During his treatment he was introduced to the charity Turn to Starboard - which helps injured veterans take up sailing.

Earlier this year he completed the gruelling 2,000-mile Round Britain Challenge with 16 other veterans who had little or no experience of the sport.

The 31-year-old said after his maiden voyage he felt at home on the water and was ready to take on the Australians.

Mr Bowes said: "I'm hooked on sailing for life now.

"Sydney Hobart is notoriously difficult and challenging but when I am on the water, the true me comes out.

"I feel no pain and there are no devils out on the oceans - it is a truly magical place to be."

With selection on the horizon for the fourth Invictus Games - founded by Prince Harry for wounded, injured and sick servicemen and women - next year, success later this month could ensure he can compete in the event in October.

The Australian team for the games will be one of the other crews taking part later this month.

The 630-nautical mile event will begin in Sydney and see the crews race to Hobart in Tasmania.

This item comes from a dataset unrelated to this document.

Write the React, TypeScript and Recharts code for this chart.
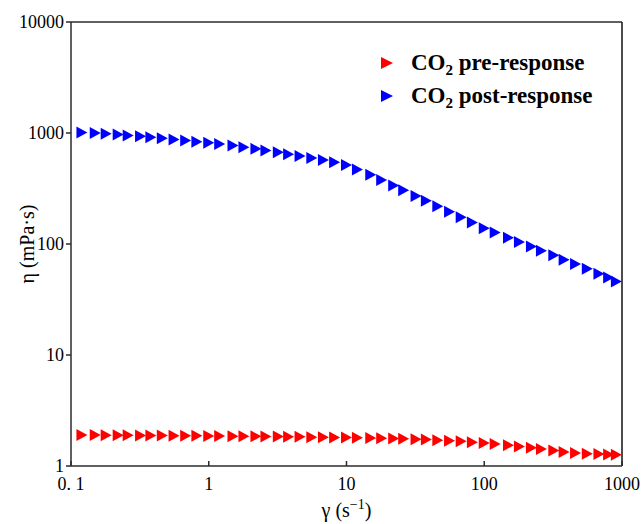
import React from 'react';
import { ScatterChart, Scatter, XAxis, YAxis, Legend, ReferenceLine } from 'recharts';

// shear rate (1/s)
const shearRate = [
  0.12, 0.15, 0.18, 0.22, 0.26, 0.32, 0.38, 0.46, 0.56, 0.68, 0.82, 1.0,
  1.2, 1.5, 1.8, 2.2, 2.6, 3.2, 3.8, 4.6, 5.6, 6.8, 8.2, 10,
  12, 15, 18, 22, 26, 32, 38, 46, 56, 68, 82, 100,
  120, 150, 180, 220, 260, 320, 380, 460, 560, 680, 800, 910,
];

// viscosity (mPa·s)
const preResponse = [
  1.9, 1.9, 1.89, 1.89, 1.89, 1.88, 1.88, 1.88, 1.87, 1.87, 1.87, 1.86,
  1.86, 1.85, 1.85, 1.85, 1.84, 1.84, 1.83, 1.83, 1.82, 1.82, 1.81, 1.81,
  1.8, 1.79, 1.78, 1.77, 1.76, 1.74, 1.73, 1.71, 1.69, 1.67, 1.64, 1.61,
  1.58, 1.54, 1.5, 1.46, 1.42, 1.38, 1.34, 1.31, 1.29, 1.28, 1.27, 1.26,
];

const postResponse = [
  1010, 1000, 985, 970, 950, 935, 915, 895, 875, 855, 835, 815,
  795, 770, 745, 720, 695, 670, 645, 620, 595, 570, 545, 515,
  470, 420, 378, 337, 305, 270, 245, 219, 195, 174, 156, 139,
  127, 114, 104, 95, 87, 79, 72, 66, 60, 54, 50, 46,
];

const xTicks = [0.1, 1, 10, 100, 1000];
const yTicks = [1, 10, 100, 1000, 10000];

const seriesNames = ['pre-response', 'post-response'];
const seriesColors = ['#ff0000', '#0000ff'];

const preData = shearRate.map((x, i) => ({ x, y: preResponse[i] }));
const postData = shearRate.map((x, i) => ({ x, y: postResponse[i] }));

const FONT = "'Times New Roman', 'Liberation Serif', serif";
const AXIS = '#2b2b2b';

const Triangle = (color: string) => (props: any) => {
  const { cx, cy } = props;
  if (cx == null || cy == null) return null;
  return (
    <polygon
      points={`${cx - 5.5},${cy - 6} ${cx + 5.5},${cy} ${cx - 5.5},${cy + 6}`}
      fill={color}
    />
  );
};

const XLabel = (props: any) => {
  const { viewBox } = props;
  const cx = viewBox.x + viewBox.width / 2;
  return (
    <text x={cx} y={viewBox.y + 51} textAnchor="middle" fontFamily={FONT} fontSize={20} fill="#000">
      γ (s
      <tspan dy={-8} fontSize={14}>−1</tspan>
      <tspan dy={8}>)</tspan>
    </text>
  );
};

const YLabel = (props: any) => {
  const { viewBox } = props;
  const cy = viewBox.y + viewBox.height / 2;
  const x = 27;
  return (
    <text
      x={x}
      y={cy}
      dy="0.35em"
      transform={`rotate(-90, ${x}, ${cy})`}
      textAnchor="middle"
      fontFamily={FONT}
      fontSize={20}
      fill="#000"
    >
      η (mPa·s)
    </text>
  );
};

const LegendBox = () => (
  <div style={{ fontFamily: FONT, fontWeight: 'bold', fontSize: 23, color: '#000' }}>
    {seriesNames.map((name, i) => (
      <div key={name} style={{ display: 'flex', alignItems: 'center', height: 33 }}>
        <svg width={24} height={14} style={{ marginRight: 10 }}>
          <polygon points="4,1 16,7 4,13" fill={seriesColors[i]} />
        </svg>
        <span>
          CO<span style={{ fontSize: 15, position: 'relative', top: 5 }}>2</span> {name}
        </span>
      </div>
    ))}
  </div>
);

export default function App() {
  return (
    <div style={{ position: 'absolute', left: 0, top: 0, width: 641, height: 524, background: '#fff' }}>
      <ScatterChart width={641} height={524} margin={{ top: 22, right: 19, bottom: 0, left: 0 }}>
        <XAxis
          dataKey="x"
          type="number"
          scale="log"
          domain={[0.1, 1000]}
          allowDataOverflow
          ticks={xTicks}
          tickFormatter={(v: number) => (v === 0.1 ? '0. 1' : String(v))}
          height={58}
          tickSize={-5}
          tickMargin={16}
          stroke={AXIS}
          strokeWidth={1.5}
          tick={{ fill: '#000', fontSize: 18, fontFamily: FONT }}
          label={<XLabel />}
        />
        <YAxis
          dataKey="y"
          type="number"
          scale="log"
          domain={[1, 10000]}
          allowDataOverflow
          ticks={yTicks}
          width={71}
          tickSize={5}
          tickMargin={2}
          stroke={AXIS}
          strokeWidth={1.5}
          tick={{ fill: '#000', fontSize: 18, fontFamily: FONT }}
          label={<YLabel />}
        />
        <ReferenceLine y={10000} stroke={AXIS} strokeWidth={1.5} />
        <ReferenceLine x={1000} stroke="#111" strokeWidth={1.5} />
        <Legend
          layout="vertical"
          align="center"
          verticalAlign="middle"
          content={<LegendBox />}
          wrapperStyle={{ position: 'absolute', left: 377, top: 46, width: 'auto', height: 'auto' }}
        />
        <Scatter
          name="CO2 pre-response"
          data={preData}
          fill={seriesColors[0]}
          shape={Triangle(seriesColors[0])}
          isAnimationActive={false}
        />
        <Scatter
          name="CO2 post-response"
          data={postData}
          fill={seriesColors[1]}
          shape={Triangle(seriesColors[1])}
          isAnimationActive={false}
        />
      </ScatterChart>
    </div>
  );
}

Sir Robin Knox-Johnston, the first man to sail solo, non-stop around the world in 1969, will be joining the UK crew as their on-board navigator.

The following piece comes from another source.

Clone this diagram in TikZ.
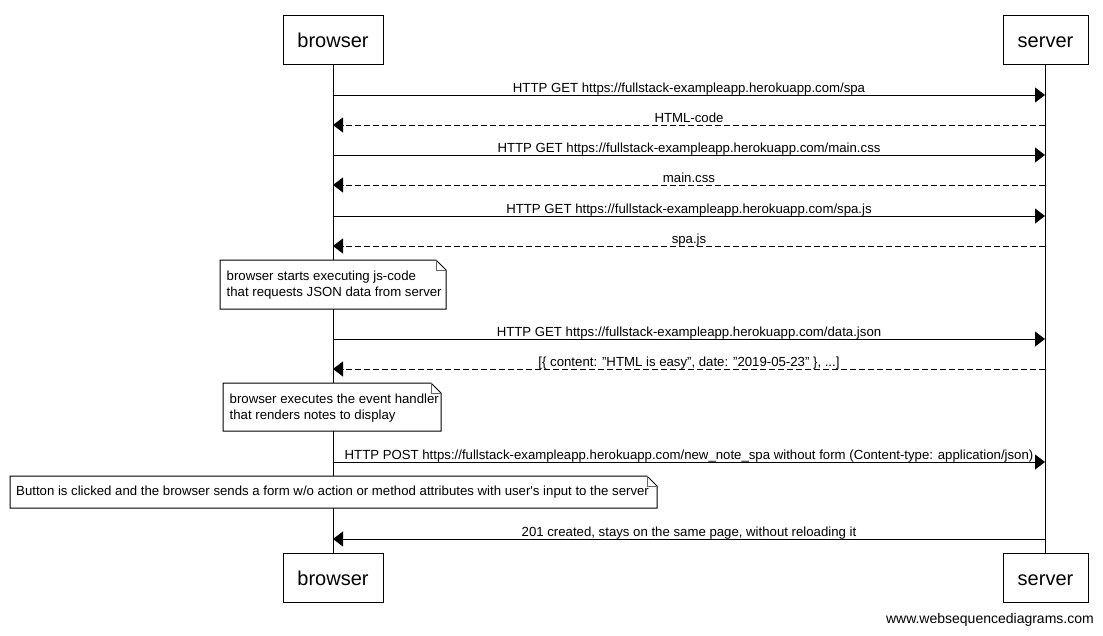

He said: "I have a huge respect for our veterans for dedicating their lives to the protection of others.

"So I feel very proud to be joining the UK team in their challenge, and of course I'm looking forward to helping them get an edge on our Australian competition."

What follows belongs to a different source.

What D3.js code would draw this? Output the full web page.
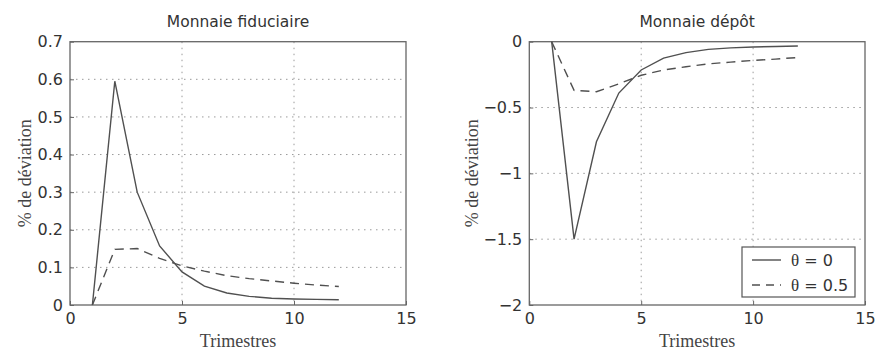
<!DOCTYPE html>
<html>
<head>
<meta charset="utf-8">
<script src="https://cdn.jsdelivr.net/npm/d3@7"></script>
<style>
  html, body { margin: 0; padding: 0; background: #fff; }
  svg { display: block; }
</style>
</head>
<body>
<svg id="chart" width="876" height="352"></svg>
<script>
// ---- data ----
const quarters = [1, 2, 3, 4, 5, 6, 7, 8, 9, 10, 11, 12];
const fiduciaireTheta0  = [0, 0.595, 0.300, 0.157, 0.088, 0.050, 0.032, 0.023, 0.018, 0.016, 0.015, 0.014];
const fiduciaireTheta05 = [0, 0.148, 0.150, 0.124, 0.104, 0.090, 0.078, 0.070, 0.064, 0.058, 0.053, 0.049];
const depotTheta0  = [0, -1.50, -0.76, -0.39, -0.215, -0.125, -0.083, -0.058, -0.047, -0.040, -0.036, -0.033];
const depotTheta05 = [0, -0.37, -0.38, -0.32, -0.255, -0.215, -0.19, -0.168, -0.155, -0.142, -0.132, -0.12];
const xTicks = [0, 5, 10, 15];
const yTicksLeft = [0, 0.1, 0.2, 0.3, 0.4, 0.5, 0.6, 0.7];
const yTicksRight = [0, -0.5, -1, -1.5, -2];
const panelTitles = ["Monnaie fiduciaire", "Monnaie dépôt"];
const seriesLabels = ["0", "0.5"];
const xLabel = "Trimestres";
const yLabel = "% de déviation";

const svg = d3.select("#chart");
const fmt = d3.format("");

function panel(cfg) {
  const x = d3.scaleLinear().domain([0, 15]).range([cfg.left, cfg.right]);
  const y = d3.scaleLinear().domain(cfg.yDomain).range([cfg.bottom, cfg.top]);
  const g = svg.append("g");

  // grid (dotted), interior ticks only
  g.append("g").selectAll("line").data(xTicks.filter(t => t > 0 && t < 15)).join("line")
    .attr("x1", d => x(d)).attr("x2", d => x(d))
    .attr("y1", cfg.top).attr("y2", cfg.bottom)
    .attr("stroke", "#9a9a9a").attr("stroke-width", 1).attr("stroke-dasharray", "1.5,4.5");
  const yt = cfg.yTicks;
  const yd = cfg.yDomain;
  g.append("g").selectAll("line").data(yt.filter(t => t !== yd[0] && t !== yd[1])).join("line")
    .attr("x1", cfg.left).attr("x2", cfg.right)
    .attr("y1", d => y(d)).attr("y2", d => y(d))
    .attr("stroke", "#9a9a9a").attr("stroke-width", 1).attr("stroke-dasharray", "1.5,4.5");

  // axes
  const xAxis = d3.axisBottom(x).tickValues(xTicks).tickFormat(fmt).tickSizeInner(-4).tickSizeOuter(0).tickPadding(8);
  const gx = g.append("g").attr("transform", `translate(0,${cfg.bottom})`).call(xAxis);
  const yAxis = d3.axisLeft(y).tickValues(yt).tickFormat(fmt).tickSizeInner(-4).tickSizeOuter(0).tickPadding(7);
  const gy = g.append("g").attr("transform", `translate(${cfg.left},0)`).call(yAxis);
  [gx, gy].forEach(a => {
    a.select(".domain").remove();
    a.selectAll(".tick line").attr("stroke", "#666");
    a.selectAll(".tick text").attr("font-family", "DejaVu Sans, sans-serif").attr("font-size", 16).attr("fill", "#333");
  });

  // box
  g.append("rect").attr("x", cfg.left).attr("y", cfg.top)
    .attr("width", cfg.right - cfg.left).attr("height", cfg.bottom - cfg.top)
    .attr("fill", "none").attr("stroke", "#666").attr("stroke-width", 1.3);

  const line = d3.line().x((d, i) => x(quarters[i])).y(d => y(d));
  g.append("path").datum(cfg.s1).attr("d", line)
    .attr("fill", "none").attr("stroke", "#505050").attr("stroke-width", 1.4);
  g.append("path").datum(cfg.s2).attr("d", line)
    .attr("fill", "none").attr("stroke", "#505050").attr("stroke-width", 1.4).attr("stroke-dasharray", "9,6");

  // title
  g.append("text").attr("x", (cfg.left + cfg.right) / 2).attr("y", 27)
    .attr("text-anchor", "middle").attr("font-family", "DejaVu Sans, sans-serif")
    .attr("font-size", 15.5).attr("fill", "#333").text(cfg.title);
  // x label
  g.append("text").attr("x", (cfg.left + cfg.right) / 2).attr("y", 347)
    .attr("text-anchor", "middle").attr("font-family", "Liberation Serif, serif")
    .attr("font-size", 18).attr("fill", "#444").text(xLabel);
  // y label
  g.append("text").attr("transform", `translate(${cfg.ylabX},${(cfg.top + cfg.bottom) / 2}) rotate(-90)`)
    .attr("text-anchor", "middle").attr("font-family", "Liberation Serif, serif")
    .attr("font-size", 18).attr("fill", "#444").text(yLabel);
  return { x, y, g };
}

panel({ left: 70, right: 406, top: 41.7, bottom: 305, yDomain: [0, 0.7], yTicks: yTicksLeft,
  s1: fiduciaireTheta0, s2: fiduciaireTheta05, title: panelTitles[0], ylabX: 31 });
panel({ left: 529.3, right: 865, top: 41.7, bottom: 305, yDomain: [-2, 0], yTicks: yTicksRight,
  s1: depotTheta0, s2: depotTheta05, title: panelTitles[1], ylabX: 478 });

// legend
const lg = svg.append("g");
lg.append("rect").attr("x", 742).attr("y", 247).attr("width", 113).attr("height", 50)
  .attr("fill", "#fff").attr("stroke", "#555").attr("stroke-width", 1.2);
seriesLabels.forEach((lab, i) => {
  const yy = 260 + i * 25;
  lg.append("line").attr("x1", 752).attr("x2", 781).attr("y1", yy).attr("y2", yy)
    .attr("stroke", "#505050").attr("stroke-width", 1.4)
    .attr("stroke-dasharray", i === 1 ? "8,6" : null);
  const t = lg.append("text").attr("x", 791).attr("y", yy + 5.5)
    .attr("font-family", "DejaVu Sans, sans-serif").attr("font-size", 16).attr("fill", "#333");
  t.append("tspan").attr("font-family", "Liberation Serif, serif").attr("font-size", 17).text("θ");
  t.append("tspan").text(" = " + lab);
});
</script>
</body>
</html>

Head of sports recovery at Help for Heroes, Martin Colclough, said events such as the Sydney Hobart Yacht Race were enabling veterans to find a new focus.

He said: "We want to empower our veterans to regain their purpose despite life changing injuries or illnesses so we are delighted to be able to support this initiative.

"We are driven by the belief that those who put their lives on the line for us deserve a second chance at life and taking part in an event such as the Sydney Hobart Yacht Race will enable our veterans to find a new direction to focus on while inspiring the nation."